まだまだ表現力が未熟な分、こちらが根気よく
子どもの考えていることや感じていることを
理解する努力をしなければいけないのだと、
前の出来事に続いてつくづく思い知らされたの
でした。

さて先ほど「お迎え」と書いた通り、きなこも
翌日には無事に登園することができました。
先生がさっそく直接話を聞いてくれたそうで、
ただそれに関して本人は
「ちょっとだけね。」と言っていたし、夜には
「幼稚園で誰が助けてくれるの?」
「先生だよ~」
という会話もしているので、果たしてどれだけ
本人の中でのわだかまりが解消されているかは
わかりませんが、とにかくこちらとしては
「何か嫌なことがあったら聞くからね。
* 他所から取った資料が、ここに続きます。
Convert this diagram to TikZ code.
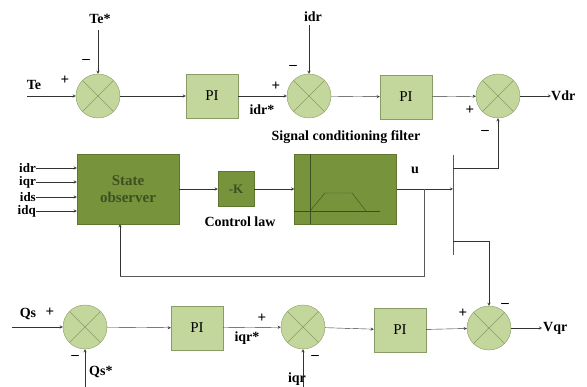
\documentclass[tikz,border=0pt]{standalone}
\usepackage{fontspec}
\setmainfont{Liberation Serif}
\usepackage{xcolor}
\usepackage{tikz}
\usetikzlibrary{arrows,positioning}

\definecolor{lightolive}{HTML}{C3D69B}
\definecolor{olive}{HTML}{77933C}
\definecolor{oliveline}{HTML}{8A9C66}
\definecolor{darkolive}{HTML}{3E5020}

\begin{document}
\begin{tikzpicture}[
  x=1pt, y=-1pt,
  sumnode/.style={circle, draw=oliveline, fill=lightolive, minimum size=44pt, inner sep=0pt,
    path picture={\draw[oliveline] (path picture bounding box.north west) -- (path picture bounding box.south east)
      (path picture bounding box.north east) -- (path picture bounding box.south west);}},
  pibox/.style={rectangle, draw=oliveline, fill=lightolive, minimum width=52pt, minimum height=44pt, font=\fontsize{15}{16}\selectfont},
  bigbox/.style={rectangle, draw=olive!80!black, fill=olive, minimum width=102pt, minimum height=70pt},
  lbl/.style={font=\bfseries\fontsize{14}{15}\selectfont, inner sep=1pt},
  sgn/.style={font=\bfseries\fontsize{15}{15}\selectfont, inner sep=0pt},
  arrow/.style={->,>=stealth,draw=black!80},
  wire/.style={draw=black!65}
]
\useasboundingbox (0,0) rectangle (587,387);

% d-axis row
\node[sumnode] (s1) at (98,96) {};
\node[pibox] (pi1) at (212,96) {PI};
\node[sumnode] (s2) at (309,96) {};
\node[pibox] (pi2) at (406,97) {PI};
\node[sumnode] (s3) at (498,96) {};

\coordinate (te) at (27,96);
\coordinate (teref) at (98,30);
\coordinate (idrin) at (309,25);
\coordinate (vdr) at (551,96);

\draw[arrow] (te) -- (s1);
\draw[arrow] (teref) -- (s1);
\draw[arrow] (s1) -- (pi1);
\draw[arrow] (pi1) -- (s2);
\draw[arrow] (idrin) -- (s2);
\draw[arrow] (s2) -- (pi2);
\draw[arrow] (pi2) -- (s3);
\draw[arrow] (s3) -- (vdr);

\node[lbl] at (34,85) {Te};
\node[lbl] at (100,19) {Te*};
\node[sgn] at (65,80) {+};
\node[sgn] at (86,61) {--};
\node[lbl] at (262,110) {idr*};
\node[sgn] at (276,86) {+};
\node[lbl] at (313,17) {idr};
\node[sgn] at (293,67) {--};
\node[sgn] at (470,110) {+};
\node[sgn] at (485,132) {--};
\node[lbl, right, inner sep=0pt] at (vdr) {Vdr};
\node[lbl] at (346,137) {Signal conditioning filter};

% observer and control law
\node[bigbox, text width=90pt, align=center, text=darkolive,
  font=\bfseries\fontsize{15}{17}\selectfont] (obs) at (128,189) {State\\observer};
\node[rectangle, draw=olive!80!black, fill=olive, minimum width=36pt, minimum height=35pt,
  font=\bfseries\fontsize{13}{14}\selectfont, text=darkolive] (gain) at (236,189) {-K};
\node[lbl] at (240,222) {Control law};
\node[bigbox] (filt) at (345.5,189) {};

% filter curve
\draw[darkolive] (310,154) -- (310,224);
\draw[darkolive] (294,211) -- (380,211);
\draw[darkolive] (310,211) -- (325,193) -- (352,193) -- (366,211);

\foreach \nm/\yy in {idr/168, iqr/182, ids/197, idq/211}{
  \coordinate (in\nm) at (36,\yy);
  \node[lbl, left, inner sep=0pt, font=\bfseries\fontsize{13}{14}\selectfont] at (in\nm) {\nm};
  \draw[arrow] (in\nm) -- (obs.west |- in\nm);
}

\draw[arrow] (obs) -- (gain);
\draw[arrow] (gain) -- (filt);

% output bus
\coordinate (bus) at (453,189);
\coordinate (bustop) at (453,155);
\coordinate (busbot) at (453,255);
\coordinate (tap) at (424,189);
\coordinate (fb) at (120,276);
\draw[arrow] (filt) -- (bus);
\draw[wire] (bustop) -- (busbot);
\node[lbl] at (415,170) {u};
\draw[wire] (tap) |- (fb);
\draw[arrow] (fb) -- (fb |- obs.south);

% q-axis row
\node[sumnode] (s4) at (85,327) {};
\node[pibox] (pi3) at (197,328) {PI};
\node[sumnode] (s5) at (303,327) {};
\node[pibox] (pi4) at (400,330) {PI};
\node[sumnode] (s6) at (489,328) {};

\coordinate (qs) at (12,327);
\coordinate (qsref) at (85,387);
\coordinate (iqrin) at (303,387);
\coordinate (vqr) at (542,328);

\draw[arrow] (qs) -- (s4);
\draw[arrow] (qsref) -- (s4);
\draw[arrow] (s4) -- (pi3);
\draw[arrow] (pi3) -- (s5);
\draw[arrow] (iqrin) -- (s5);
\draw[arrow] (s5) -- (pi4);
\draw[arrow] (pi4) -- (s6);
\draw[arrow] (s6) -- (vqr);

\draw[arrow] (bus |- 0,168) -| (s3.south);
\draw[arrow] (bus |- 0,241) -| (s6.north);

\node[lbl] at (28,314) {Qs};
\node[sgn] at (50,312) {+};
\node[sgn] at (75,357) {--};
\node[lbl, right] at (88,372) {Qs*};
\node[lbl] at (247,338) {iqr*};
\node[sgn] at (262,318) {+};
\node[lbl] at (297,379) {iqr};
\node[sgn] at (315,357) {--};
\node[sgn] at (463,313) {+};
\node[sgn] at (505,305) {--};
\node[lbl, right] at (vqr) {Vqr};

\end{tikzpicture}
\end{document}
」と
伝え続けて見守るしかないのかなと思います。

友達関係のトラブルなんて、まあいずれは
起こるにしてもまさか3歳で早くも…とは
我々も若干浮き足立った所がありましたが、
こういうことを経験してこちらもスキルを
身に付けていくことになるのでしょう。
先ほど「表現力が未熟」と書きましたが、
実際今回のことに関しても相手の子の言い分も
訊いたわけじゃないし、きなこがどこまで
正確に起こったことを説明できているかも
定かではありません。
でも少なくとも、そこは子どもの言うことを
信じるという前提で接することが
大切なのだろうと思います。そうでなければ、
子どもの信頼を得ることなどできません。
またそれに関して妻が、
本人が「イヤだと感じた」、そのこと自体は
紛れもなく事実だ、と言っていました。
本当にその通りだと思います。

いくら表現力が未熟だからといっても、
感じることや気持ちの部分は
大人と何ら変わるものではありません。
ただそれを置き換える言葉を知らないだけで、
子どもは子どもでいろんなことを感じたり、
いろんな感情を持って生きているはずです。
そのことを忘れずに、これからも子ども達と
きちんと向き合っていこうと思った、
今回の濃い数日間の出来事でした。